### Data extract
________________________
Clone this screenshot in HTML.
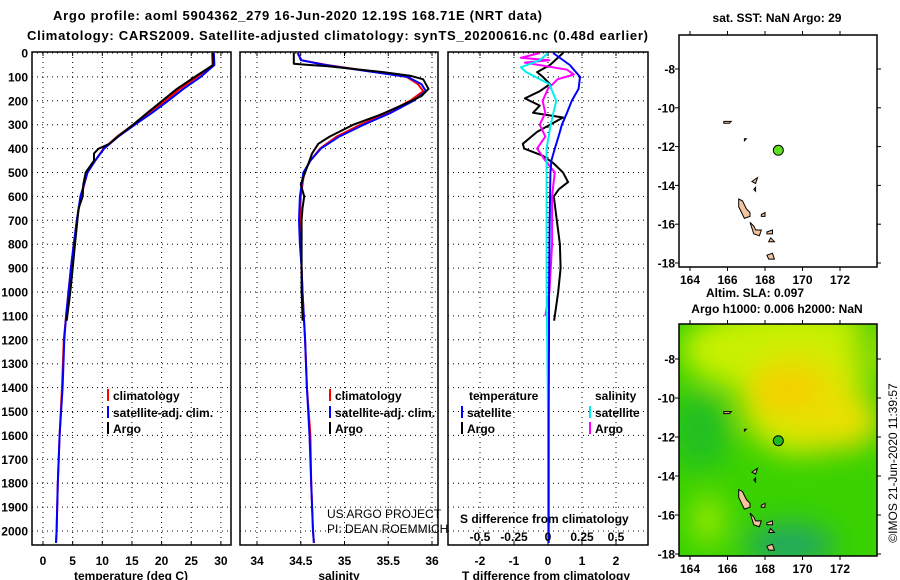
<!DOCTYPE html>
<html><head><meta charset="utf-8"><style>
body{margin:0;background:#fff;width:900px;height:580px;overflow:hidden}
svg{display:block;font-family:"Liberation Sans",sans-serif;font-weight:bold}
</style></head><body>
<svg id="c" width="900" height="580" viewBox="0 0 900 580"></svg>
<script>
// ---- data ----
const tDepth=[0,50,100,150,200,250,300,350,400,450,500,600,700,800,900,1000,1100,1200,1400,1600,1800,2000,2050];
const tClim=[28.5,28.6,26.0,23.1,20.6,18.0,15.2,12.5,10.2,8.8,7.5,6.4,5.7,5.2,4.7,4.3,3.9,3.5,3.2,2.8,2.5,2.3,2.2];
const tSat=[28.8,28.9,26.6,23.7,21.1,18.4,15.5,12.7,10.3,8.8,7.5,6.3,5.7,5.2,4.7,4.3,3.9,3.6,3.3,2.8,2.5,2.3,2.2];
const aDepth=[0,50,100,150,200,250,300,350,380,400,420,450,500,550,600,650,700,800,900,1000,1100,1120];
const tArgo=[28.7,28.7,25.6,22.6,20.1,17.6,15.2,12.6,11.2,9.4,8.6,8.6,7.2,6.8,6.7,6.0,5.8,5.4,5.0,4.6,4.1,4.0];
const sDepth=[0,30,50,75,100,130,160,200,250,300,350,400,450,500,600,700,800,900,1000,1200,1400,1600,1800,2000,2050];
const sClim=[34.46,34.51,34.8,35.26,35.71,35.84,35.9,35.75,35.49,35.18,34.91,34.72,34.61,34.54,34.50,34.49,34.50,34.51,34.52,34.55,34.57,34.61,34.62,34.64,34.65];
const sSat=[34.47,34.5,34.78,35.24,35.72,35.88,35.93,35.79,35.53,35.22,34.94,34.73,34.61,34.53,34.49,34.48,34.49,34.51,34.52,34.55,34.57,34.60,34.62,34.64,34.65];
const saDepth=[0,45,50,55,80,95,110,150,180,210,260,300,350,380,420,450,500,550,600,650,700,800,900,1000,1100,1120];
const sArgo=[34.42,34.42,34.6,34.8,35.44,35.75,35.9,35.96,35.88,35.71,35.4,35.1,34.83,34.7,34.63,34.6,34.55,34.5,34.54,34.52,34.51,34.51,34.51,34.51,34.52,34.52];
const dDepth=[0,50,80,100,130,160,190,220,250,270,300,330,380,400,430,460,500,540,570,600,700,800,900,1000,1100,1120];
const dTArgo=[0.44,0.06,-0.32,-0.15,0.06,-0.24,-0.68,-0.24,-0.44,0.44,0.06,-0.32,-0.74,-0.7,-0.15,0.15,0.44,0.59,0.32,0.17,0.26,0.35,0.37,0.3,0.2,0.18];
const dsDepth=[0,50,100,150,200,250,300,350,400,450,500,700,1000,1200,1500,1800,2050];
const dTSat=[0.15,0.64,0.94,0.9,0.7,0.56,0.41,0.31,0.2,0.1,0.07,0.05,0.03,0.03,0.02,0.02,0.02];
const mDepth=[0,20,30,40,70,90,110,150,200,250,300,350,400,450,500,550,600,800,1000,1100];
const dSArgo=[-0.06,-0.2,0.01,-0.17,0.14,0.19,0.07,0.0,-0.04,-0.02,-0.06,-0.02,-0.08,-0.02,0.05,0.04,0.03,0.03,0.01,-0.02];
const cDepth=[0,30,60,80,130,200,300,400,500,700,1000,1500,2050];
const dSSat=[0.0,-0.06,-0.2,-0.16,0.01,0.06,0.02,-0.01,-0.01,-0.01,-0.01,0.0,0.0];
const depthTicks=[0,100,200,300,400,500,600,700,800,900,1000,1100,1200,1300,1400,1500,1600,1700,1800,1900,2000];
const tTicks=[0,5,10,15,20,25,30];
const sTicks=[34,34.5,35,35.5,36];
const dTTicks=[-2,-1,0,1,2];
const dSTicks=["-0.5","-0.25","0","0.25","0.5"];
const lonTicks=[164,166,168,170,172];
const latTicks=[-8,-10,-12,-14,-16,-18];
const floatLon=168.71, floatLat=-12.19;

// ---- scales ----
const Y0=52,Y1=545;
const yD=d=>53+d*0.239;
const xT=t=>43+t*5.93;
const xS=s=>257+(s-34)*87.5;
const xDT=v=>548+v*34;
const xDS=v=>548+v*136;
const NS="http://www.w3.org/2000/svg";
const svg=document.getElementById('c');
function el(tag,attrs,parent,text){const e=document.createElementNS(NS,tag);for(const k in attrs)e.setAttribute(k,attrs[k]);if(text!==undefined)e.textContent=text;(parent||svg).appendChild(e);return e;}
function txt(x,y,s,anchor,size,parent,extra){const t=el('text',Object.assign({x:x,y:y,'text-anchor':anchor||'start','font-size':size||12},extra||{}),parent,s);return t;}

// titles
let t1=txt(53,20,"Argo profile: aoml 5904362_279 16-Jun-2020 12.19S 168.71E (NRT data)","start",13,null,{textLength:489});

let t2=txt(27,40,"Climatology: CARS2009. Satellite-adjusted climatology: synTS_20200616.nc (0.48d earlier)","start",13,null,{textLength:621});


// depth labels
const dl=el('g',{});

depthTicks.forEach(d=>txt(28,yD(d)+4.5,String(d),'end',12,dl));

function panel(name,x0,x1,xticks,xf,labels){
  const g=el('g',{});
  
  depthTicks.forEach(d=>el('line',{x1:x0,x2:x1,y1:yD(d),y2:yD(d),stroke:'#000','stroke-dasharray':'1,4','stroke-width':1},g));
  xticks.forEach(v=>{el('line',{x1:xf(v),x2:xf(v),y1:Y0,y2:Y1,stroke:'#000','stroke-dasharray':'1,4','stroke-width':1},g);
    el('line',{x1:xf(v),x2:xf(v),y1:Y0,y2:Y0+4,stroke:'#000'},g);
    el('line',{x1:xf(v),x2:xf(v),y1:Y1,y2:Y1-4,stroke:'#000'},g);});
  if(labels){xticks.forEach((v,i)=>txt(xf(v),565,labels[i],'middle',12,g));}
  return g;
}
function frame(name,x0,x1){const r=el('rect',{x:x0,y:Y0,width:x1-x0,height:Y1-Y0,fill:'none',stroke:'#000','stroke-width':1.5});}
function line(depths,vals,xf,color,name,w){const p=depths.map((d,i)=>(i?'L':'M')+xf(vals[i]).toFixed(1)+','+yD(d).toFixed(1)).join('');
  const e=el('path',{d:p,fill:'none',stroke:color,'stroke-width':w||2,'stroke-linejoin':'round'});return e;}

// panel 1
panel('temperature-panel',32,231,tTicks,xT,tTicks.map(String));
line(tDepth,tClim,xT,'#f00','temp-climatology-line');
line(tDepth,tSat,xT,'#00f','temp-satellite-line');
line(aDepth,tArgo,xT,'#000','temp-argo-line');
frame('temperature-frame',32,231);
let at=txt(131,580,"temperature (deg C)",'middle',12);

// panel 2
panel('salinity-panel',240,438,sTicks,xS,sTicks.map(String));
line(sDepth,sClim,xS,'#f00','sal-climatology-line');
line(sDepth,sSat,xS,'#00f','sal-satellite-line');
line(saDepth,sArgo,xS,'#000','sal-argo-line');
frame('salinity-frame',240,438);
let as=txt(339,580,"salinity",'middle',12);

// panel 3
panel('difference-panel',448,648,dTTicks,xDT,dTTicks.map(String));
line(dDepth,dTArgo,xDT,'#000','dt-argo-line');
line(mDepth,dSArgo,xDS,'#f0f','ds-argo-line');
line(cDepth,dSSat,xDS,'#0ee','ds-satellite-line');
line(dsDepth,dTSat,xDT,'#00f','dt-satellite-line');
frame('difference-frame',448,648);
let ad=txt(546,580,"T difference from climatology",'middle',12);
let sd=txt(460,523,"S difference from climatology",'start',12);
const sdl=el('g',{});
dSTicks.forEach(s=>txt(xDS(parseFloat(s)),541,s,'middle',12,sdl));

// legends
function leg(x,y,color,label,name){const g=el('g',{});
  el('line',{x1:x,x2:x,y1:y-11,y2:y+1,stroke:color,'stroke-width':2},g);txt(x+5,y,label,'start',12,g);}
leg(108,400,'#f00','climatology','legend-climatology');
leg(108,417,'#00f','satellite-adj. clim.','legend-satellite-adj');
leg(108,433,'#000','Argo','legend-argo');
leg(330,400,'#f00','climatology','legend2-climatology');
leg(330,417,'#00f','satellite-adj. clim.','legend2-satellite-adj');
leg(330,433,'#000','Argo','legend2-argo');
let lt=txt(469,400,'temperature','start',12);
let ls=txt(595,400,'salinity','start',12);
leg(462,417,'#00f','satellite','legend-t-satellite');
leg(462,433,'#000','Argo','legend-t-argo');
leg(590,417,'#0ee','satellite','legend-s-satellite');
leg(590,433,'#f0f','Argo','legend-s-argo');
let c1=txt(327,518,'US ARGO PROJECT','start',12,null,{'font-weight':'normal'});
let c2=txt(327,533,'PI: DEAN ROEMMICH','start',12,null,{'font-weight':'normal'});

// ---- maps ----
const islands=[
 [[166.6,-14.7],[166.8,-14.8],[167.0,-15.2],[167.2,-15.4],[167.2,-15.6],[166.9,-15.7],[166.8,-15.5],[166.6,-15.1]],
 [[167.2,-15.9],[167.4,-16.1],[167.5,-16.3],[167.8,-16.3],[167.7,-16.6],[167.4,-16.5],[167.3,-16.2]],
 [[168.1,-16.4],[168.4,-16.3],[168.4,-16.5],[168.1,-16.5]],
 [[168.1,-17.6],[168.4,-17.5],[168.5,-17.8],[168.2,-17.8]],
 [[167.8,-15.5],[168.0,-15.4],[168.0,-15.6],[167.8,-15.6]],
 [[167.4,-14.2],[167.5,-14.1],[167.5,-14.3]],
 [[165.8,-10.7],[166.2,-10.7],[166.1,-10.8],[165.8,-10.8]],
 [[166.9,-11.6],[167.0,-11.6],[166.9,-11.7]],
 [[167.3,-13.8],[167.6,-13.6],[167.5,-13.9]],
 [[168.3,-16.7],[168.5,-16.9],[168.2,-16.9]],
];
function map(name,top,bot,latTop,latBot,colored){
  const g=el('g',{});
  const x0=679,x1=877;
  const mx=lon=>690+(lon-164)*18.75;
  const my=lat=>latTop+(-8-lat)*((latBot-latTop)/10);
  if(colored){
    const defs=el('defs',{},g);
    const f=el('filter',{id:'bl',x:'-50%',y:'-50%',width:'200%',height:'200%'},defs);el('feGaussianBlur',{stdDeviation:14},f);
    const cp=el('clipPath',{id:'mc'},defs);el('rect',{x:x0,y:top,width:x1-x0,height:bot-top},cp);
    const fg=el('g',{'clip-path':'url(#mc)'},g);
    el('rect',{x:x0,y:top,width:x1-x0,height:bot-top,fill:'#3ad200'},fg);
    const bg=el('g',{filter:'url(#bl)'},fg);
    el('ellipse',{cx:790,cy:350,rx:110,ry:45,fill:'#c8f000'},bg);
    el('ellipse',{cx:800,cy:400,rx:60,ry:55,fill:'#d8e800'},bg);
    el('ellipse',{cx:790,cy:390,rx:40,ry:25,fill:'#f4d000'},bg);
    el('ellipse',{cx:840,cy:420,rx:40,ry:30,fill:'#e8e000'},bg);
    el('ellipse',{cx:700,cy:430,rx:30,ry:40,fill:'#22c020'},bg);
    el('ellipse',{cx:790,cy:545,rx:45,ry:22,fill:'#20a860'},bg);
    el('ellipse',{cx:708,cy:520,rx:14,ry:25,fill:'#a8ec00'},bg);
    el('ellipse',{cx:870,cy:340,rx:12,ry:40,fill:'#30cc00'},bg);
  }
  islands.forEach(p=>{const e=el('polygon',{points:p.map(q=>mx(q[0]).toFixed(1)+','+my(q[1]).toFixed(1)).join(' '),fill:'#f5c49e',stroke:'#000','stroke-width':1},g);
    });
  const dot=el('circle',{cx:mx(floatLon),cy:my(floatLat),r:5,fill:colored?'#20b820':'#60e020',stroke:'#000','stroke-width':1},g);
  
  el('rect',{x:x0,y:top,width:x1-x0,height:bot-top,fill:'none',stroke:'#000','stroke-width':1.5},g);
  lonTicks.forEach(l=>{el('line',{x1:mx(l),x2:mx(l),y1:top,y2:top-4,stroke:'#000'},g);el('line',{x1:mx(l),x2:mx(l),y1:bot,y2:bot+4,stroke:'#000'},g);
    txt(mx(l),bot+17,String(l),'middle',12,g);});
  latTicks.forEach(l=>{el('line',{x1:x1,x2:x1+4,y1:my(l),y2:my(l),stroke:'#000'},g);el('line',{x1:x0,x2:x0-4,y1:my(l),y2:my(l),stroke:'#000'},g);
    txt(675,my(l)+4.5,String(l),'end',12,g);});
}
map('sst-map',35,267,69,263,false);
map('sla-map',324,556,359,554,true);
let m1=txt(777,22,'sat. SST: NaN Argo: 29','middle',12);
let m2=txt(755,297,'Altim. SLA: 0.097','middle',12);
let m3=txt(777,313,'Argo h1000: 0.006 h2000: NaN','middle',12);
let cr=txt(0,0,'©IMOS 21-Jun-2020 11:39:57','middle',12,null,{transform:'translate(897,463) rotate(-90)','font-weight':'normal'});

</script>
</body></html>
________________________
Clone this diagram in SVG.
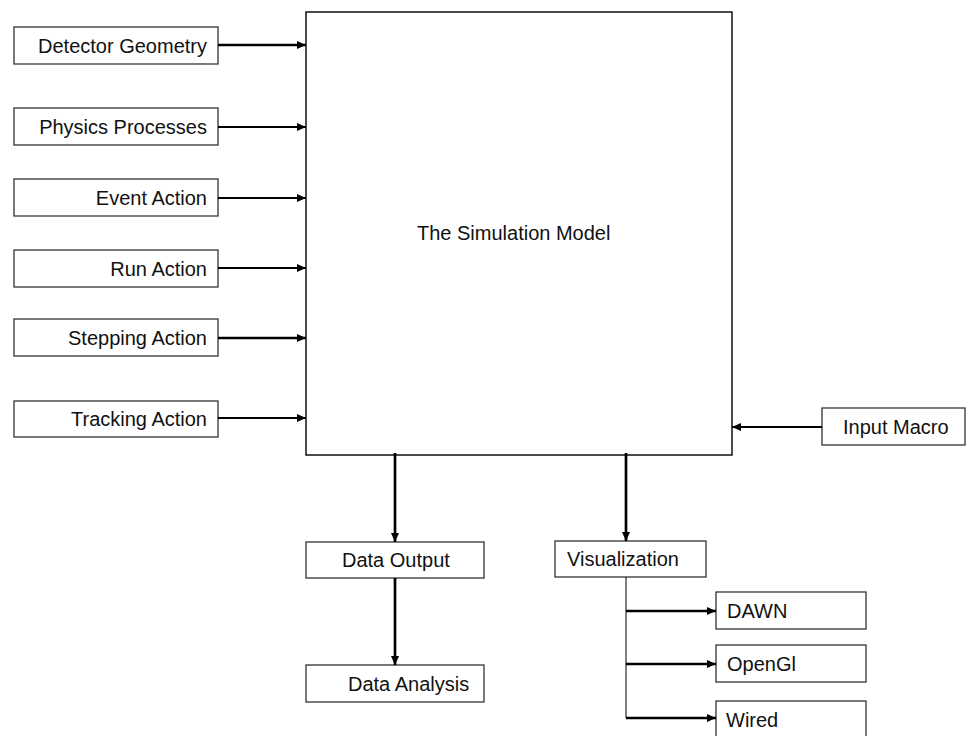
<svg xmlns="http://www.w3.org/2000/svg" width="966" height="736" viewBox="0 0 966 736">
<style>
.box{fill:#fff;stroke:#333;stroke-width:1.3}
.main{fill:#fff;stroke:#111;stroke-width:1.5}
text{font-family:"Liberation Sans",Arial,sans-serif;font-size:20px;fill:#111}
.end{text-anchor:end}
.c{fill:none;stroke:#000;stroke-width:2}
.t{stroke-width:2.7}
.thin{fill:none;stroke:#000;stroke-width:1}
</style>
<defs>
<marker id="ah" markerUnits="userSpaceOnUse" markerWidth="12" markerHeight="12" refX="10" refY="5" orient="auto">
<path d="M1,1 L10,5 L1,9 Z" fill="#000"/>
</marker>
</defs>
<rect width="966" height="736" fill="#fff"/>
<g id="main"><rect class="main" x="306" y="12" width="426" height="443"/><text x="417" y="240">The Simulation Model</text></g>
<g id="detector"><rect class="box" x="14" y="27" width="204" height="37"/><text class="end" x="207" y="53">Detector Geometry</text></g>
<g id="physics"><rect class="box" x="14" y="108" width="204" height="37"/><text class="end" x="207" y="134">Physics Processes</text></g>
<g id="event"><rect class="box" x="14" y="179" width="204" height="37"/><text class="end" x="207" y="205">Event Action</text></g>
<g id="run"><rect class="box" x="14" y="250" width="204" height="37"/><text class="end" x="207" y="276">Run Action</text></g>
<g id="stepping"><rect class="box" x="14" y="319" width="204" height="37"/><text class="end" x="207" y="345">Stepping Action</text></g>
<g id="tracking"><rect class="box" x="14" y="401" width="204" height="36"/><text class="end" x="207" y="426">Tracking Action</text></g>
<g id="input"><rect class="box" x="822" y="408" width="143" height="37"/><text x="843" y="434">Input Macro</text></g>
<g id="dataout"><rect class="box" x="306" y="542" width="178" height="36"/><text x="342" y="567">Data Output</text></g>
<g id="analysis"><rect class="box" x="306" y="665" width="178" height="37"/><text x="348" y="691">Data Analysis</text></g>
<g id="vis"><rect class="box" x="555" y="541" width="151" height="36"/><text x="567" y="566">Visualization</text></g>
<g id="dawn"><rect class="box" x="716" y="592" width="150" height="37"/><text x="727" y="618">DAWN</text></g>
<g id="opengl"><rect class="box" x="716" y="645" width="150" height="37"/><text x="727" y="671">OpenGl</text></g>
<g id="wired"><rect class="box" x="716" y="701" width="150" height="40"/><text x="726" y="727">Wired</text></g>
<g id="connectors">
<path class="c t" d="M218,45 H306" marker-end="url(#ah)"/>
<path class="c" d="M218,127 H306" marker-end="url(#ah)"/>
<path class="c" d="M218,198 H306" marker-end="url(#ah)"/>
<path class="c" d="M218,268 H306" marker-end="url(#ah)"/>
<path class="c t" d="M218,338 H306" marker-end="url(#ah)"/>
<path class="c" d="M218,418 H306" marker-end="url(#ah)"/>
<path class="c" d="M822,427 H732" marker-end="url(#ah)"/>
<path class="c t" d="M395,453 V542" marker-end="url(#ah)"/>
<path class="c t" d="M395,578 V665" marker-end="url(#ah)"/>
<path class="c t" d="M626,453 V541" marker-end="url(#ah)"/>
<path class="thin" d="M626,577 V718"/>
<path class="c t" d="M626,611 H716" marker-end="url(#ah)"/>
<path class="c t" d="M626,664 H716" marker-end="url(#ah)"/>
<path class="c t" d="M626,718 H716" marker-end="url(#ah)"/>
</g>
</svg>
________________________
### The problem
Give the count of lines in the records that contain "Clone", and no other text.

### Solution
2